In a comment on my last post, plm suggests that my condition about the rules of turning energy functions into flows be itself time invariant is the only way to justify requiring that symplectic forms be closed.
While I agree that this is a good way of thinking about what closeness is supposed to mean, and maybe the best, I would dispute that it’s the only one. It’s a very reasonable condition from the pure math side as a kind of “flatness.”
I think it’s a fairly commonly accepted principle there is a triad of the most basic “kinds of structures” on a smooth manifold (of course, there are lots of variants of these, so there there is no claim of completeness here; I don’t want to be attacked by angry contact or Finsler geometers): Riemannian, complex, and symplectic. In each case, this structure consists of a structure on the tangent spaces (a symmetric bilinear form, a complex vector space structure or an antisymmetric bilinear form) which varies smoothly; of course, since both complex and symplectic have extra conditions, I really should say almost complex and almost symplectic.
A vector space which carries a non-degenerate antisymmetric bilinear form thought of as a manifold is a almost symplectic manifold in the obvious way: identify the tangent spaces with the vector space itself and think of the anti-symmetric bilinear form as a 2-form. Call this a “constant” structure. You do the same thing in the Riemannian and complex cases.

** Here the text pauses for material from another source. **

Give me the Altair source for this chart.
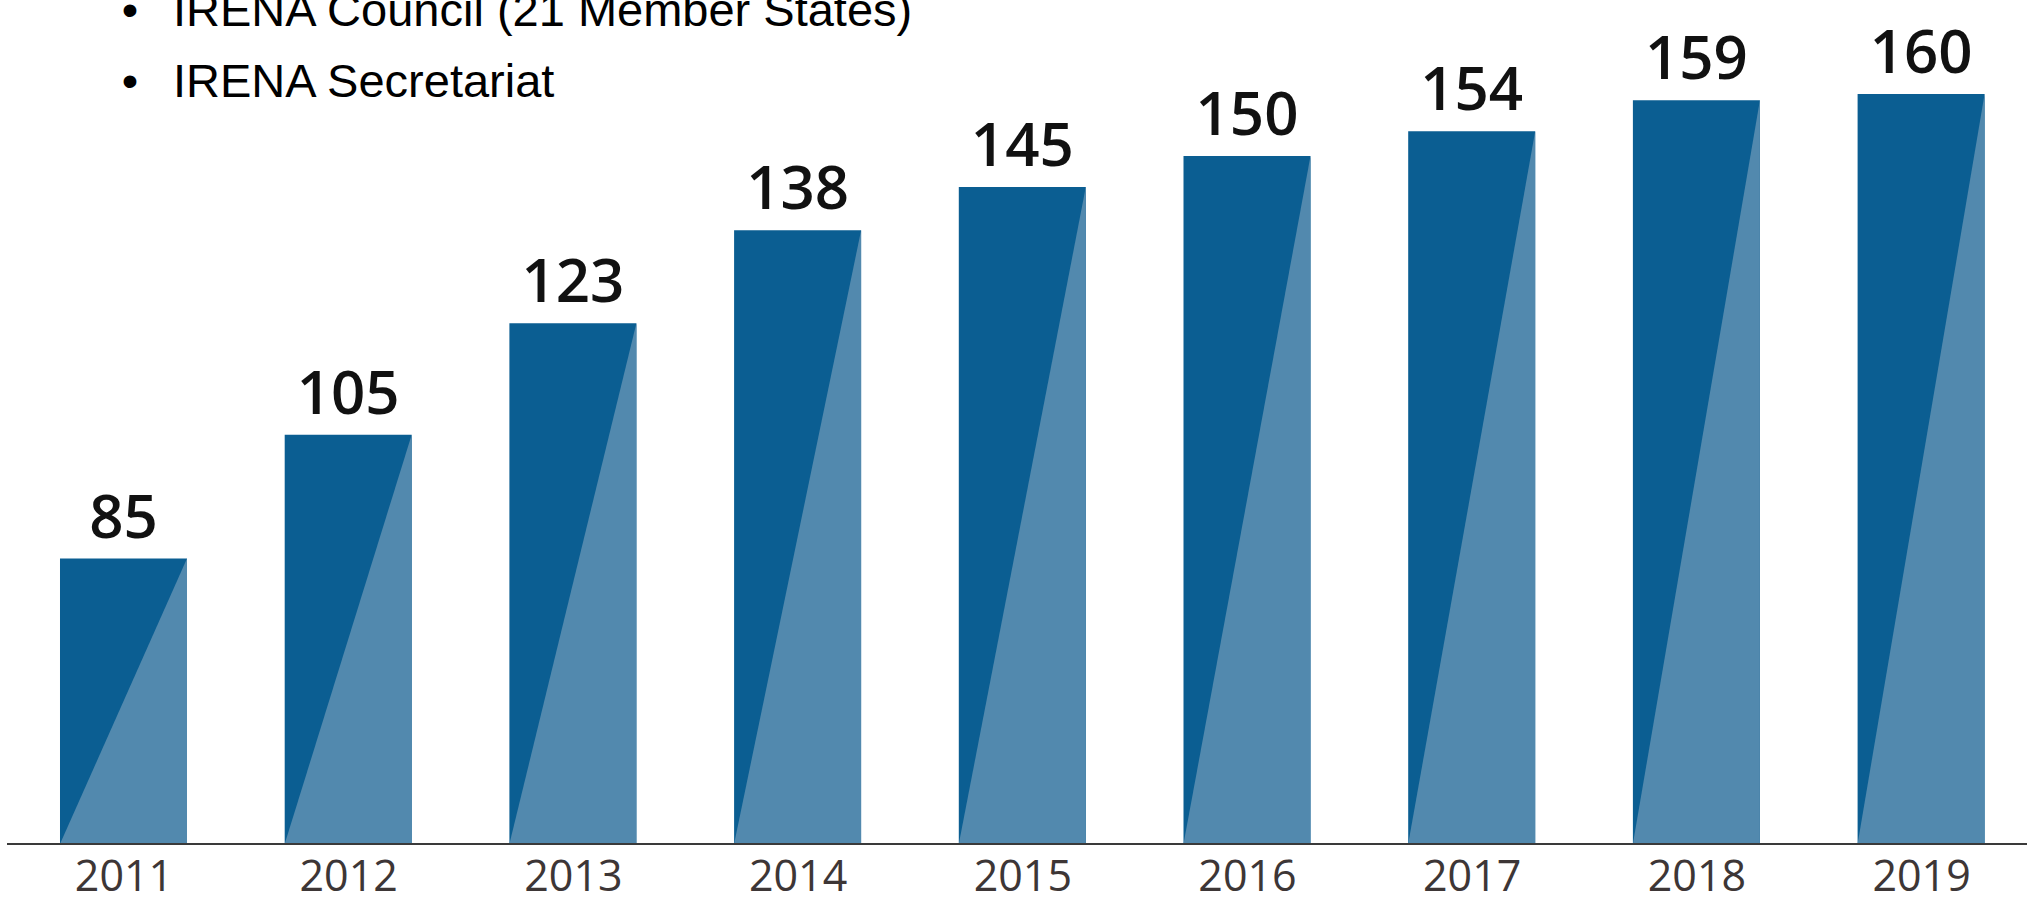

Definition. Call a Riemannian/almost complex/almost symplectic manifold flat if it is locally isomorphic to a constant structure on a vector space.

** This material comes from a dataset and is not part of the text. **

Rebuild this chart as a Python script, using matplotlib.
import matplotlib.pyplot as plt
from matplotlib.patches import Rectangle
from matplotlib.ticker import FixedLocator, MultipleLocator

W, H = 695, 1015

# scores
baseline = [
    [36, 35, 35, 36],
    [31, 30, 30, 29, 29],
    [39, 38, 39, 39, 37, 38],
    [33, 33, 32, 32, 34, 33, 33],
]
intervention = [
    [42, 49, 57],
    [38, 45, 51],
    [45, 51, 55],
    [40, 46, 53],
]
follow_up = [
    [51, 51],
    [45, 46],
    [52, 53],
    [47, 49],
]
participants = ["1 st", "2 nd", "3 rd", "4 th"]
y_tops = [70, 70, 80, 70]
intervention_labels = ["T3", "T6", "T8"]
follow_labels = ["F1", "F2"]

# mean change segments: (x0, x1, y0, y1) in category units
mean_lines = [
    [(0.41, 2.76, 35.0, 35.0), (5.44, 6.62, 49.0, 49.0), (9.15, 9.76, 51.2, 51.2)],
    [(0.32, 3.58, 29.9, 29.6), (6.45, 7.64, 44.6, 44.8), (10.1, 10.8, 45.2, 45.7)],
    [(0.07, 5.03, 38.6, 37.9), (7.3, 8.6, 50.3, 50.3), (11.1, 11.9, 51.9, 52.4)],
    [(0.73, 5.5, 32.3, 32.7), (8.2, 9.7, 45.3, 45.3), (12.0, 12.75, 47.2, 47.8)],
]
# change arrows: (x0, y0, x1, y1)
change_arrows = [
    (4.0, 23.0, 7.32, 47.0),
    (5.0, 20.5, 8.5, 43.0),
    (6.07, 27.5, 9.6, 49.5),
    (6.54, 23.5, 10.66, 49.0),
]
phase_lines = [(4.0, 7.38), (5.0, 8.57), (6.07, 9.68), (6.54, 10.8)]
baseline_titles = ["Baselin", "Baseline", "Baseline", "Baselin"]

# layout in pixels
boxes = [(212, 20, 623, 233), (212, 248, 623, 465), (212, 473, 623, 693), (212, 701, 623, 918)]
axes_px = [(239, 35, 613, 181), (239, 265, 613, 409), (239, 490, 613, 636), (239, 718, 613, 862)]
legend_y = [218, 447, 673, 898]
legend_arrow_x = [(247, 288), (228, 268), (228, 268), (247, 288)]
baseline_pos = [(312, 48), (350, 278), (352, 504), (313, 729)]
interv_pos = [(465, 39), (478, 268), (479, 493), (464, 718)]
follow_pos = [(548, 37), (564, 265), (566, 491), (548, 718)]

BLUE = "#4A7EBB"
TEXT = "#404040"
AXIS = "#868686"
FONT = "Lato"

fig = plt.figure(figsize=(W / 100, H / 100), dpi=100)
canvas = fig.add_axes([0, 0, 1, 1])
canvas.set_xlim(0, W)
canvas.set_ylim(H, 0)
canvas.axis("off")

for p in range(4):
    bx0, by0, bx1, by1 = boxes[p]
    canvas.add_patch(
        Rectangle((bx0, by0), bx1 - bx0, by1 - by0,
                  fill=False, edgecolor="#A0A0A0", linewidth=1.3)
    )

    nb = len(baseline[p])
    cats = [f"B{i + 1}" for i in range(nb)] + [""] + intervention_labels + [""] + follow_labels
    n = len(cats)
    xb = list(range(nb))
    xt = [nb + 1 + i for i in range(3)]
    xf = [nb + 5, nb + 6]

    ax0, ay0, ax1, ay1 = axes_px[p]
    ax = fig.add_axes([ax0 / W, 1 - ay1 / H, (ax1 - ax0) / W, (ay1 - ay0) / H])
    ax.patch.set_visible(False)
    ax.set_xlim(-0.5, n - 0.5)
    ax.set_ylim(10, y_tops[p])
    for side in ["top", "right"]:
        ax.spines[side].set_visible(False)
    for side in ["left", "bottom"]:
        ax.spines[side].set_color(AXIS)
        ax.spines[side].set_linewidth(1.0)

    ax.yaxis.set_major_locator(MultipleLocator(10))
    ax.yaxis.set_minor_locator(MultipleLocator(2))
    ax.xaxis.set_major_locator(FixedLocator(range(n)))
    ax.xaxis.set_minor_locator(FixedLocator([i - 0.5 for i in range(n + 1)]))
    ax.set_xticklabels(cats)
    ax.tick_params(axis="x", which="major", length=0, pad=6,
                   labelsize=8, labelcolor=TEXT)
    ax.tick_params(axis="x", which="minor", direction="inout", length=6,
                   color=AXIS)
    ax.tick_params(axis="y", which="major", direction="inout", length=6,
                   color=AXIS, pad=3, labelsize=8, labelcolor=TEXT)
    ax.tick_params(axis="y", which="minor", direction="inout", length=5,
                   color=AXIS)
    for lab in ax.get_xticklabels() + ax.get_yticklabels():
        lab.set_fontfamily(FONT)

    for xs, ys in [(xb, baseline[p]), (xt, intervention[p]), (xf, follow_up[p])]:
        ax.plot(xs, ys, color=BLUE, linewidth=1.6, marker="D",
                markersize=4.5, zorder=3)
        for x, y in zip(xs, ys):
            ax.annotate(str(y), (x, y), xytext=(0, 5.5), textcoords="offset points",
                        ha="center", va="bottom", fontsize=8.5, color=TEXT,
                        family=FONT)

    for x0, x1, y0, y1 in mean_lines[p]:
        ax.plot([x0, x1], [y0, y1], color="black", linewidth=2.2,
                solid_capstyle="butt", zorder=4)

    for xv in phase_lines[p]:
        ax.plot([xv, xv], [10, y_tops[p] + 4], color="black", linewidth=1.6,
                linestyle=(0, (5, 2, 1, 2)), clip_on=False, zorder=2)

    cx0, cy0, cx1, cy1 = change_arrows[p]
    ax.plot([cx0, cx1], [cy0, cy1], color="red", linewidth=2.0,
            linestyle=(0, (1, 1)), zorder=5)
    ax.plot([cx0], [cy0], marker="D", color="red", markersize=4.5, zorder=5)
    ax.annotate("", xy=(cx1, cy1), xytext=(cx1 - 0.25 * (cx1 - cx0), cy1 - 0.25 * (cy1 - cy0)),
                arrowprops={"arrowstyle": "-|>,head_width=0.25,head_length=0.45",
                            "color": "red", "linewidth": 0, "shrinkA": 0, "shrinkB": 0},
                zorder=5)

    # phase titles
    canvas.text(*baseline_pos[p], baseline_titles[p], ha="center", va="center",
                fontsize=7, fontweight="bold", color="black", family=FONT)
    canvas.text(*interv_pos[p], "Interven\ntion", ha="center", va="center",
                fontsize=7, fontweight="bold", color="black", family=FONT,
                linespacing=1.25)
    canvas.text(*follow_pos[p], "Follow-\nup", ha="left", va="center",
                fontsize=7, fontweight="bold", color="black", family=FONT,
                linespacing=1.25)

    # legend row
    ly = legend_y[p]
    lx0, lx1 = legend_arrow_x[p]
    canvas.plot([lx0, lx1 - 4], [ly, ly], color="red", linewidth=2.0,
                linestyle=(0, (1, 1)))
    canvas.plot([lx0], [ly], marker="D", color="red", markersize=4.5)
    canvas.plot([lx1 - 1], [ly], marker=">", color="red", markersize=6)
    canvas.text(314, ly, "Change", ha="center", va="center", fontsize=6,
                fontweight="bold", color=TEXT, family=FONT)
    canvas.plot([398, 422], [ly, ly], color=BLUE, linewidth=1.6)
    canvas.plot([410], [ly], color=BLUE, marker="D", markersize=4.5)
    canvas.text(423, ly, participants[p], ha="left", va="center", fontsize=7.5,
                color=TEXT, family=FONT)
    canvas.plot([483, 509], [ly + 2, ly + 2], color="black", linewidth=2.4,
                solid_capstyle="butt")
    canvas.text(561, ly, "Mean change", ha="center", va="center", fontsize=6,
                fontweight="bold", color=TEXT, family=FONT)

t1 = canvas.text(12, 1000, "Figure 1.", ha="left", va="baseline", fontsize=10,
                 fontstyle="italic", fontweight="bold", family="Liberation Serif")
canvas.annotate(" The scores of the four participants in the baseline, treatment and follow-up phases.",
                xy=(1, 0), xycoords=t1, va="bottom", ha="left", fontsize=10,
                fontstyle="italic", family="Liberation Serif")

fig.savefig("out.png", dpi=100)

The remarkable theorem about flat structures is that there is a tensor exactly obstructing the flatness of one of these structures. Let the “curvature tensor” of such a structure be the usual Riemann curvature tensor in the Riemannian case, the Nijenhuis tensor in the almost complex case and the exterior derivative of the associated 2-form in the almost symplectic case.

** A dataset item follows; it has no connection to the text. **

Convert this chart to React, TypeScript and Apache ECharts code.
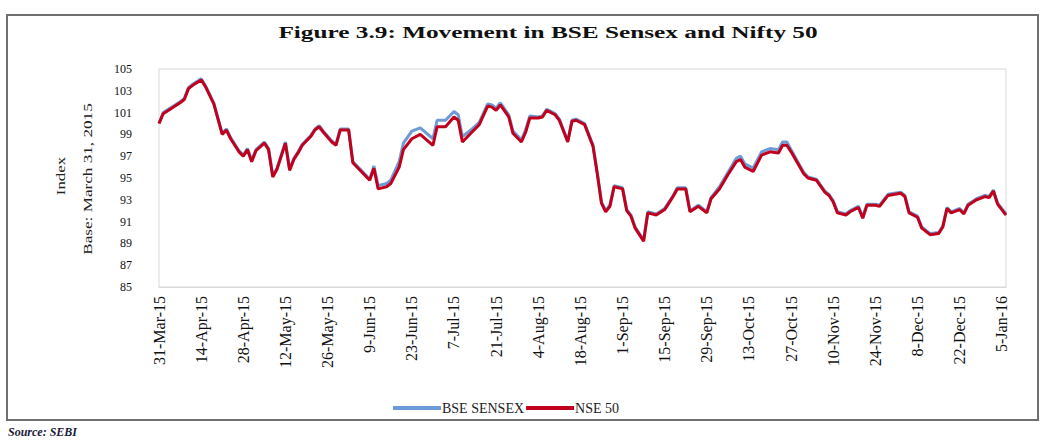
import React, { useEffect, useRef } from "react";
import * as echarts from "echarts";

const tickLabels = [
  "31-Mar-15", "14-Apr-15", "28-Apr-15", "12-May-15", "26-May-15", "9-Jun-15",
  "23-Jun-15", "7-Jul-15", "21-Jul-15", "4-Aug-15", "18-Aug-15", "1-Sep-15",
  "15-Sep-15", "29-Sep-15", "13-Oct-15", "27-Oct-15", "10-Nov-15", "24-Nov-15",
  "8-Dec-15", "22-Dec-15", "5-Jan-16",
];

// [trading-day index from 31-Mar-15, index value]
const nseSeries: [number, number][] = [
  [0, 100.0], [1, 100.9], [3, 101.4], [5, 101.9], [6, 102.2], [7, 103.2], [8, 103.5], [10, 104.0],
  [11, 103.4], [13, 101.8], [14, 100.4], [15, 99.0], [16, 99.4], [17, 98.6], [19, 97.4], [20, 97.0],
  [21, 97.6], [22, 96.5], [23, 97.5], [25, 98.2], [26, 97.6], [27, 95.1], [28, 95.8], [29, 97.0],
  [30, 98.2], [31, 95.7], [32, 96.7], [33, 97.3], [34, 98.0], [36, 98.8], [37, 99.4], [38, 99.7],
  [39, 99.2], [41, 98.3], [42, 98.0], [43, 99.4], [45, 99.4], [46, 96.4], [48, 95.6], [50, 94.8],
  [51, 95.9], [52, 94.0], [54, 94.2], [55, 94.5], [57, 96.0], [58, 97.6], [60, 98.6], [62, 99.0],
  [65, 98.0], [66, 99.7], [68, 99.7], [70, 100.6], [71, 100.3], [72, 98.3], [74, 99.1], [76, 99.9],
  [78, 101.6], [79, 101.5], [80, 101.2], [81, 101.7], [83, 100.6], [84, 99.1], [86, 98.3], [87, 99.2],
  [88, 100.5], [90, 100.5], [91, 100.6], [92, 101.2], [94, 100.8], [95, 100.3], [97, 98.3], [98, 100.2],
  [99, 100.3], [101, 99.9], [103, 97.9], [104, 95.4], [105, 92.7], [106, 91.9], [107, 92.4], [108, 94.2],
  [110, 94.0], [111, 92.0], [112, 91.5], [113, 90.4], [115, 89.2], [116, 91.8], [118, 91.6], [120, 92.1],
  [121, 92.7], [122, 93.3], [123, 94.0], [125, 94.0], [126, 91.9], [128, 92.4], [130, 91.8], [131, 93.1],
  [133, 94.0], [135, 95.3], [137, 96.5], [138, 96.7], [139, 96.0], [141, 95.6], [143, 97.1], [145, 97.4],
  [147, 97.3], [148, 98.0], [149, 98.0], [150, 97.4], [153, 95.4], [154, 95.0], [156, 94.8], [158, 93.7],
  [159, 93.4], [160, 92.8], [161, 91.8], [163, 91.6], [164, 91.9], [166, 92.3], [167, 91.3], [168, 92.5],
  [170, 92.5], [171, 92.4], [173, 93.4], [176, 93.6], [177, 93.3], [178, 91.8], [180, 91.4], [181, 90.4],
  [183, 89.8], [185, 89.9], [186, 90.5], [187, 92.2], [188, 91.8], [190, 92.1], [191, 91.7], [192, 92.5],
  [194, 93.0], [196, 93.3], [197, 93.2], [198, 93.8], [199, 92.6], [201, 91.6],
];

const bseSeries: [number, number][] = [
  [0, 100.0], [1, 101.0], [3, 101.5], [5, 102.0], [6, 102.3], [7, 103.3], [8, 103.6], [10, 104.1],
  [11, 103.5], [13, 101.9], [14, 100.5], [15, 99.1], [16, 99.5], [17, 98.7], [19, 97.5], [20, 97.1],
  [21, 97.7], [22, 96.6], [23, 97.6], [25, 98.3], [26, 97.7], [27, 95.2], [28, 95.9], [29, 97.1],
  [30, 98.3], [31, 95.8], [32, 96.8], [33, 97.4], [34, 98.1], [36, 98.9], [37, 99.5], [38, 99.8],
  [39, 99.3], [41, 98.4], [42, 98.1], [43, 99.5], [45, 99.5], [46, 96.5], [48, 95.7], [50, 94.9],
  [51, 96.1], [52, 94.3], [54, 94.5], [55, 94.8], [57, 96.5], [58, 98.2], [60, 99.3], [62, 99.6],
  [65, 98.6], [66, 100.3], [68, 100.3], [70, 101.1], [71, 100.8], [72, 98.8], [74, 99.4], [76, 100.1],
  [78, 101.8], [79, 101.7], [80, 101.4], [81, 101.9], [83, 100.8], [84, 99.3], [86, 98.5], [87, 99.4],
  [88, 100.7], [90, 100.6], [91, 100.7], [92, 101.3], [94, 100.9], [95, 100.4], [97, 98.4], [98, 100.3],
  [99, 100.4], [101, 100.0], [103, 98.0], [104, 95.5], [105, 92.8], [106, 92.0], [107, 92.5], [108, 94.3],
  [110, 94.1], [111, 92.1], [112, 91.6], [113, 90.5], [115, 89.3], [116, 91.9], [118, 91.7], [120, 92.2],
  [121, 92.8], [122, 93.4], [123, 94.1], [125, 94.1], [126, 92.0], [128, 92.5], [130, 91.9], [131, 93.2],
  [133, 94.2], [135, 95.5], [137, 96.8], [138, 97.0], [139, 96.3], [141, 95.9], [143, 97.4], [145, 97.7],
  [147, 97.6], [148, 98.3], [149, 98.3], [150, 97.6], [153, 95.5], [154, 95.1], [156, 94.9], [158, 93.8],
  [159, 93.5], [160, 92.9], [161, 91.9], [163, 91.7], [164, 92.0], [166, 92.4], [167, 91.4], [168, 92.6],
  [170, 92.6], [171, 92.5], [173, 93.5], [176, 93.7], [177, 93.4], [178, 91.9], [180, 91.5], [181, 90.5],
  [183, 89.9], [185, 90.0], [186, 90.6], [187, 92.3], [188, 91.9], [190, 92.2], [191, 91.8], [192, 92.6],
  [194, 93.1], [196, 93.4], [197, 93.3], [198, 93.9], [199, 92.7], [201, 91.7],
];

const FONT = "'Liberation Serif', 'Times New Roman', serif";

export default function App() {
  const ref = useRef<HTMLDivElement>(null);

  useEffect(() => {
    if (!ref.current) return;
    const chart = echarts.init(ref.current, undefined, { renderer: "svg" });
    chart.setOption({
      animation: false,
      backgroundColor: "#ffffff",
      textStyle: { fontFamily: FONT },
      graphic: [
        {
          type: "rect",
          shape: { x: 7, y: 15, width: 1031, height: 405 },
          style: { fill: "none", stroke: "#707070", lineWidth: 2 },
          silent: true,
        },
        {
          type: "text",
          x: 548,
          y: 33,
          scaleX: 1.58,
          style: {
            text: "Figure 3.9: Movement in BSE Sensex and Nifty 50",
            fontFamily: FONT,
            fontWeight: "bold",
            fontSize: 16,
            fill: "#111",
            textAlign: "center",
            textVerticalAlign: "middle",
          },
        },
        {
          type: "text",
          x: 61,
          y: 176,
          rotation: Math.PI / 2,
          scaleX: 1.3,
          style: {
            text: "Index",
            fontFamily: FONT,
            fontSize: 13,
            fill: "#222",
            textAlign: "center",
            textVerticalAlign: "middle",
          },
        },
        {
          type: "text",
          x: 87,
          y: 179,
          rotation: Math.PI / 2,
          scaleX: 1.32,
          style: {
            text: "Base: March 31, 2015",
            fontFamily: FONT,
            fontSize: 13,
            fill: "#222",
            textAlign: "center",
            textVerticalAlign: "middle",
          },
        },
        {
          type: "text",
          x: 8,
          y: 432,
          style: {
            text: "Source: SEBI",
            fontFamily: FONT,
            fontStyle: "italic",
            fontWeight: "bold",
            fontSize: 12,
            fill: "#1a1a3a",
            textAlign: "left",
            textVerticalAlign: "middle",
          },
        },
      ],
      grid: {
        left: 159,
        right: 37,
        top: 69,
        bottom: 155,
        show: true,
        borderColor: "#d9d9d9",
        borderWidth: 1,
      },
      legend: {
        left: 388,
        top: 396,
        itemGap: 2,
        itemWidth: 48,
        itemHeight: 4,
        icon: "rect",
        textStyle: { fontFamily: FONT, fontSize: 14, color: "#222", padding: [0, 0, 0, -4] },
        data: ["BSE SENSEX", "NSE 50"],
      },
      xAxis: {
        type: "value",
        min: 0,
        max: 201,
        interval: 10,
        axisLine: { show: true, lineStyle: { color: "#d9d9d9" } },
        axisTick: { show: false },
        splitLine: { show: false },
        axisLabel: {
          rotate: 90,
          margin: 9,
          fontFamily: FONT,
          fontSize: 16,
          color: "#111",
          showMaxLabel: false,
          formatter: (v: number) => (v % 10 === 0 ? tickLabels[v / 10] ?? "" : ""),
        },
      },
      yAxis: {
        type: "value",
        min: 85,
        max: 105,
        interval: 1,
        axisLine: { show: false },
        axisTick: { show: false },
        splitLine: { show: false },
        axisLabel: {
          margin: 27,
          fontFamily: FONT,
          fontSize: 12,
          color: "#111",
          formatter: (v: number) => (Math.round(v) % 2 === 1 ? String(v) : ""),
        },
      },
      series: [
        {
          name: "BSE SENSEX",
          type: "line",
          data: bseSeries,
          showSymbol: false,
          symbol: "none",
          lineStyle: { color: "#6c9bd6", width: 3 },
          itemStyle: { color: "#6c9bd6" },
          z: 2,
        },
        {
          name: "NSE 50",
          type: "line",
          data: nseSeries,
          showSymbol: false,
          symbol: "none",
          lineStyle: { color: "#c0001c", width: 3 },
          itemStyle: { color: "#c0001c" },
          z: 3,
        },
      ],
    });
    return () => chart.dispose();
  }, []);

  return (
    <div
      ref={ref}
      style={{ position: "absolute", left: 0, top: 0, width: 1043, height: 442 }}
    />
  );
}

Theorem. A Riemannian/almost complex/almost symplectic manifold is “flat” if and only if its “curvature” tensor vanishes.
In the Riemannian case, I’m not even sure who ascribe this theorem to; it’s so ingrained in people’s consciousness that I’m not sure there’s a name for it. In the complex case, this is the Newlander–Nirenberg theorem, and in symplectic geometry, this is called the Darboux theorem. Of course, the terminology is chosen to make this sound “obvious” but it’s not. One way is; it’s easy to see that these quantities all vanish on a “constant” structure, but the other way is quite difficult, as one has to use some differential equations to cook up the right coordinates.
Flat Riemannian manifolds are called just that; flat almost complex and almost symplectic manifolds are called “complex” and “symplectic” with no further modifiers. I would say this is for historical reasons; the importance of non-flat Riemmannian manifolds was so important, so early in the theory (even before general relativity) that there was no reason to think of the flat case as the basic one and the non-flat as some weird variation on it, whereas I think it took a lot longer for people to recognize that almost complex manifolds had interesting uses and I honestly know of no reason to think about almost symplectic ones, but someone can correct me.
Thus, I think the Darboux theorem is a pretty good justifier of the closed definition, but the ultimate justification is that it seems to be the right level of generality; it covers the examples that interest us and any weakening of it (to, say, exact) throws out lots of examples we like. It may be that 50 years from now, people will think almost symplectic manifolds are great, and we were silly not to have studied them all this time. We’ll just have to see.